L’article de White, publié en 1979, fait un tour d’horizon historique sur la façon de concevoir les végétaux. Il cite le grand-père de Charles Darwin, Erasmus Darwin, qui, en 1800, affirme que chaque bourgeon d’un arbre est un être végétal individuel. En 1750, des étudiants de Carl von Linné comparent la morphologie des plantes à celles des polypes (cnidaires : corail, anémones de mer), le parallèle animal-végétal, pissenlits-pucerons de Janzen, n’est donc pas le premier. Depuis Théophraste (4ème siècle avant Jésus-Christ), la manière de considérer correctement les plantes est discutée : envisagées en entier ou par morceaux tels que bourgeons, pousses, rameaux, feuilles, racines, modules (partie d’organe comprise entre deux étranglements) ou phytomer (unité structurale de la plante constituée par une feuille et la portion de tiges associée). Il faudrait trouver un juste milieu entre une subdivision et une expansion indéfinies.
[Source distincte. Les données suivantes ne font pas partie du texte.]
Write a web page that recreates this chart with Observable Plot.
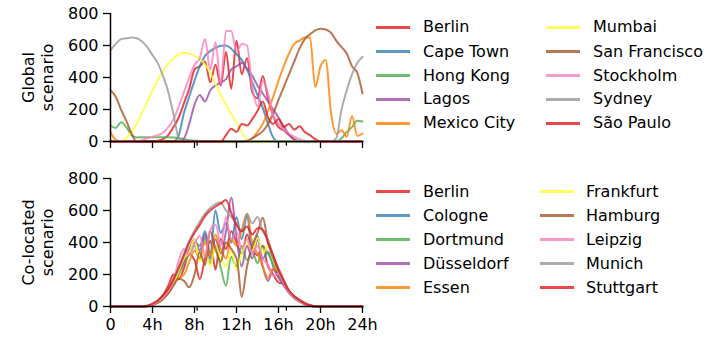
<!DOCTYPE html>
<html><head><meta charset="utf-8">
<script src="https://cdn.jsdelivr.net/npm/d3@7"></script>
<script src="https://cdn.jsdelivr.net/npm/@observablehq/plot@0.6"></script>
<style>
body{margin:0;background:#fff;font-family:"DejaVu Sans",sans-serif}
#root{position:relative;width:716px;height:337px;overflow:hidden;background:#fff}
.panel{position:absolute;left:0}
.leg{position:absolute;font-size:16px;color:#000;white-space:nowrap;line-height:20px;font-family:"DejaVu Sans",sans-serif}
.sw{position:absolute;height:3px;width:34px}
</style></head>
<body><div id="root"></div>
<script>
const hours = [0,0.5,1,1.5,2,2.5,3,3.5, 4,4.5,5,5.5,6,6.5,7,7.5, 8,8.5,9,9.5,10,10.5,11,11.5,
  12,12.5,13,13.5,14,14.5,15,15.5, 16,16.5,17,17.5,18,18.5,19,19.5, 20,20.5,21,21.5,22,22.5,23,23.5, 24];
const xTicks = [0,4,8,12,16,20,24];
const xTickLabels = ["0","4h","8h","12h","16h","20h","24h"];
const yTicks = [0,200,400,600,800];
const palette = ["#e41a1c","#377eb8","#4daf4a","#984ea3","#ff7f00","#ffff33","#a65628","#f781bf","#999999","#e41a1c"];

const globalCities = ["Berlin","Cape Town","Hong Kong","Lagos","Mexico City","Mumbai","San Francisco","Stockholm","Sydney","São Paulo"];
const gBerlin = [0,0,0,0,0,0,0,0, 0,5,15,40,90,150,240,330, 450,470,500,370,480,350,560,330, 630,420,520,310,270,410,270,160, 90,70,40,15,0,0,0,0, 0,0,0,0,0,0,0,0, 0];
const gCapeTown = [0,0,0,0,0,0,0,0, 0,0,0,0,0,40,180,280, 380,470,535,565,585,598,600,580, 545,510,450,370,290,210,110,25, 0,0,0,0,0,0,0,0, 0,0,0,0,0,0,0,0, 0];
const gHongKong = [100,85,120,90,40,25,27,27, 27,27,26,26,25,22,15,8, 5,3,0,0,0,0,0,0, 0,0,0,0,0,0,0,0, 0,0,0,0,0,0,0,0, 0,0,0,0,20,60,90,130, 125];
const gLagos = [0,0,0,0,0,0,0,0, 0,0,0,0,0,0,20,110, 230,290,250,320,350,370,390,450, 470,490,455,410,350,300,250,200, 150,95,45,10,0,0,0,0, 0,0,0,0,0,0,0,0, 0];
const gMexicoCity = [60,10,0,0,0,0,0,0, 0,0,0,0,0,0,0,0, 0,0,0,0,0,0,0,0, 0,0,0,20,60,110,190,280, 380,470,550,610,630,650,650,340, 470,510,180,50,70,30,160,35, 50];
const gMumbai = [0,0,0,20,60,110,180,250, 320,385,440,485,520,545,555,550, 535,515,480,430,360,290,230,170, 120,60,10,0,0,0,0,0, 0,0,0,0,0,0,0,0, 0,0,0,0,0,0,0,0, 0];
const gSanFrancisco = [320,280,200,130,50,0,0,0, 0,0,0,0,0,0,0,0, 0,0,0,0,0,0,0,0, 0,0,5,20,40,65,110,175, 260,340,420,500,580,640,670,695, 705,700,680,630,590,550,470,430, 300];
const gStockholm = [0,0,0,0,0,0,10,20, 30,40,55,90,140,220,310,400, 480,520,640,450,620,360,690,690, 560,610,600,340,220,380,300,160, 110,75,50,30,15,5,0,0, 0,0,0,0,0,0,0,0, 0];
const gSydney = [570,610,640,645,650,645,625,590, 540,490,410,310,170,20,0,0, 0,0,0,0,0,0,0,0, 0,0,0,0,0,0,0,0, 0,0,0,0,0,0,0,0, 0,0,0,20,200,320,420,490, 530];
const gSaoPaulo = [0,0,0,0,0,0,0,0, 0,0,0,0,0,0,0,0, 0,0,0,0,0,0,40,80, 60,110,100,140,190,250,150,110, 140,90,110,75,95,60,40,15, 0,0,0,0,0,0,0,0, 0];

const localCities = ["Berlin","Cologne","Dortmund","Düsseldorf","Essen","Frankfurt","Hamburg","Leipzig","Munich","Stuttgart"];
const cBerlin = [0,0,0,0,0,0,0,3, 15,35,70,130,200,170,240,330, 290,170,300,410,230,420,360,470, 400,330,450,360,320,380,250,200, 150,140,90,60,35,18,6,0, 0,0,0,0,0,0,0,0, 0];
const cCologne = [0,0,0,0,0,0,0,2, 12,30,55,95,150,210,280,350, 400,380,470,330,600,460,520,400, 560,420,570,360,440,300,340,250, 190,140,90,55,32,15,5,0, 0,0,0,0,0,0,0,0, 0];
const cDortmund = [0,0,0,0,0,0,0,2, 10,25,50,85,140,200,270,330, 380,300,430,270,380,240,130,310, 250,380,290,340,270,380,330,270, 200,145,90,55,30,14,4,0, 0,0,0,0,0,0,0,0, 0];
const cDusseldorf = [0,0,0,0,0,0,0,2, 10,28,55,90,150,220,290,360, 420,350,450,300,420,330,470,680, 430,250,380,300,420,250,160,230, 180,130,85,52,30,14,4,0, 0,0,0,0,0,0,0,0, 0];
const cEssen = [0,0,0,0,0,0,0,2, 10,25,50,90,160,180,200,280, 350,300,400,320,450,360,300,420, 380,480,580,400,330,250,180,240, 215,155,95,60,40,22,8,0, 0,0,0,0,0,0,0,0, 0];
const cFrankfurt = [0,0,0,0,0,0,0,2, 10,28,55,95,150,220,300,340, 420,280,350,250,380,300,250,350, 230,330,400,350,430,330,380,290, 220,150,95,58,35,18,6,0, 0,0,0,0,0,0,0,0, 0];
const cHamburg = [0,0,0,0,0,0,0,2, 8,22,45,80,130,175,160,120, 200,340,260,470,360,280,400,360, 300,60,250,380,460,555,400,300, 220,150,95,60,40,20,7,0, 0,0,0,0,0,0,0,0, 0];
const cLeipzig = [0,0,0,0,0,0,0,3, 12,30,55,95,160,290,360,320, 390,440,310,480,510,380,560,420, 470,360,420,330,380,300,260,190, 205,145,90,55,32,15,5,0, 0,0,0,0,0,0,0,0, 0];
const cMunich = [0,0,0,0,0,0,0,4, 15,35,65,110,175,250,330,410, 475,530,580,615,640,650,600,560, 520,470,580,520,560,470,420,310, 240,170,100,62,40,22,8,0, 0,0,0,0,0,0,0,0, 0];
const cStuttgart = [0,0,0,0,0,0,0,5, 18,38,70,110,170,240,320,400, 460,510,565,600,625,645,665,585, 510,470,500,450,490,480,400,320, 230,160,100,65,40,20,8,0, 0,0,0,0,0,0,0,0, 0];

const globalSeries = [gBerlin,gCapeTown,gHongKong,gLagos,gMexicoCity,gMumbai,gSanFrancisco,gStockholm,gSydney,gSaoPaulo];
const localSeries = [cBerlin,cCologne,cDortmund,cDusseldorf,cEssen,cFrankfurt,cHamburg,cLeipzig,cMunich,cStuttgart];

function toRows(names, series) {
  const rows = [];
  names.forEach((n, k) => series[k].forEach((v, i) => rows.push({city: n, k, h: hours[i], v})));
  return rows;
}

function panel(names, series, label, showX, height, mt, mb, curve) {
  const rows = toRows(names, series);
  const keys = names.map((n, k) => k);
  return Plot.plot({
    width: 370, height, marginLeft: 110, marginRight: 8, marginTop: mt, marginBottom: mb,
    x: {domain: [0, 24]},
    y: {domain: [0, 800]},
    color: {domain: keys, range: palette},
    style: {fontFamily: "DejaVu Sans", fontSize: "16px", color: "#000", background: "transparent", overflow: "visible"},
    marks: [
      Plot.lineY(rows, {x: "h", y: "v", z: "k", stroke: "k", strokeWidth: 2, strokeOpacity: 0.8, curve}),
      Plot.ruleY([0], {stroke: "#000", strokeWidth: 1.5}),
      Plot.ruleX([0], {stroke: "#000", strokeWidth: 1.5}),
      Plot.ruleX([8.25, 16.75], {y1: 0, y2: -30, stroke: "#000", strokeWidth: 1.2}),
      Plot.axisX({ticks: xTicks, tickFormat: showX ? (d => xTickLabels[xTicks.indexOf(d)]) : (() => ""),
        tickSize: 7, tickPadding: 5, label: null, strokeWidth: 1.3, fontSize: 16}),
      Plot.axisY({ticks: yTicks, tickSize: 7, tickPadding: 5, label: null, strokeWidth: 1.3, fontSize: 16}),
      Plot.text([label], {frameAnchor: "left", dx: -73, rotate: -90, text: d => d, fontSize: 16,
        lineHeight: 1.2, textAnchor: "middle", lineAnchor: "middle", fill: "#000"})
    ]
  });
}

const root = document.getElementById("root");
const p1 = panel(globalCities, globalSeries, "Global\nscenario", false, 160, 13, 19, "monotone-x");
p1.classList.add("panel"); p1.style.top = "0px";
root.appendChild(p1);
const p2 = panel(localCities, localSeries, "Co-located\nscenario", true, 177, 18, 31, "catmull-rom");
p2.classList.add("panel"); p2.style.top = "160px";
root.appendChild(p2);

function legend(names, rowY, swX, txX) {
  names.forEach((n, j) => {
    const col = j < 5 ? 0 : 1, row = j % 5;
    const cy = rowY[row];
    const sw = document.createElement("div");
    sw.className = "sw";
    sw.style.left = swX[col] + "px"; sw.style.top = (cy - 1.5) + "px";
    sw.style.background = palette[j]; sw.style.opacity = 0.8;
    root.appendChild(sw);
    const t = document.createElement("div");
    t.className = "leg";
    t.style.left = txX[col] + "px"; t.style.top = (cy - 10) + "px";
    t.textContent = n;
    root.appendChild(t);
  });
}
legend(globalCities, [27.3, 51.5, 75.5, 99.3, 123.3], [376, 546], [423, 593]);
legend(localCities, [191.5, 215.5, 239.7, 263.7, 287.6], [376, 540], [423, 586]);
</script></body></html>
En 1853, Alexander Braun, botaniste allemand, écrit une revue sur la question de l’individualité chez les plantes. Selon lui, un arbre n’est pas un individu unique mais est un monde unifié d’individus issus les uns des autres à travers une succession de générations. Cette conception est dans la continuité de celle d’Érasme Darwin et a notamment inspiré le mouvement d’étude de l’architecture des arbres tropicaux (Francis Hallé en France) avec en particulier la notion de réitération, phénomène qui récapitule le modèle architectural entier à partir d’un méristème. L’analyse architecturale d’un arbre peut alors suggérer que celui-ci est une méta-population. Les ouvrages de vulgarisation de Hallé comportent souvent une partie consacrée à la génétique des arbres. Conformément au modèle d’architecture décrit plus haut, un arbre pourrait être composé d’une population de génotypes ; cet auteur cherche depuis longtemps à le montrer.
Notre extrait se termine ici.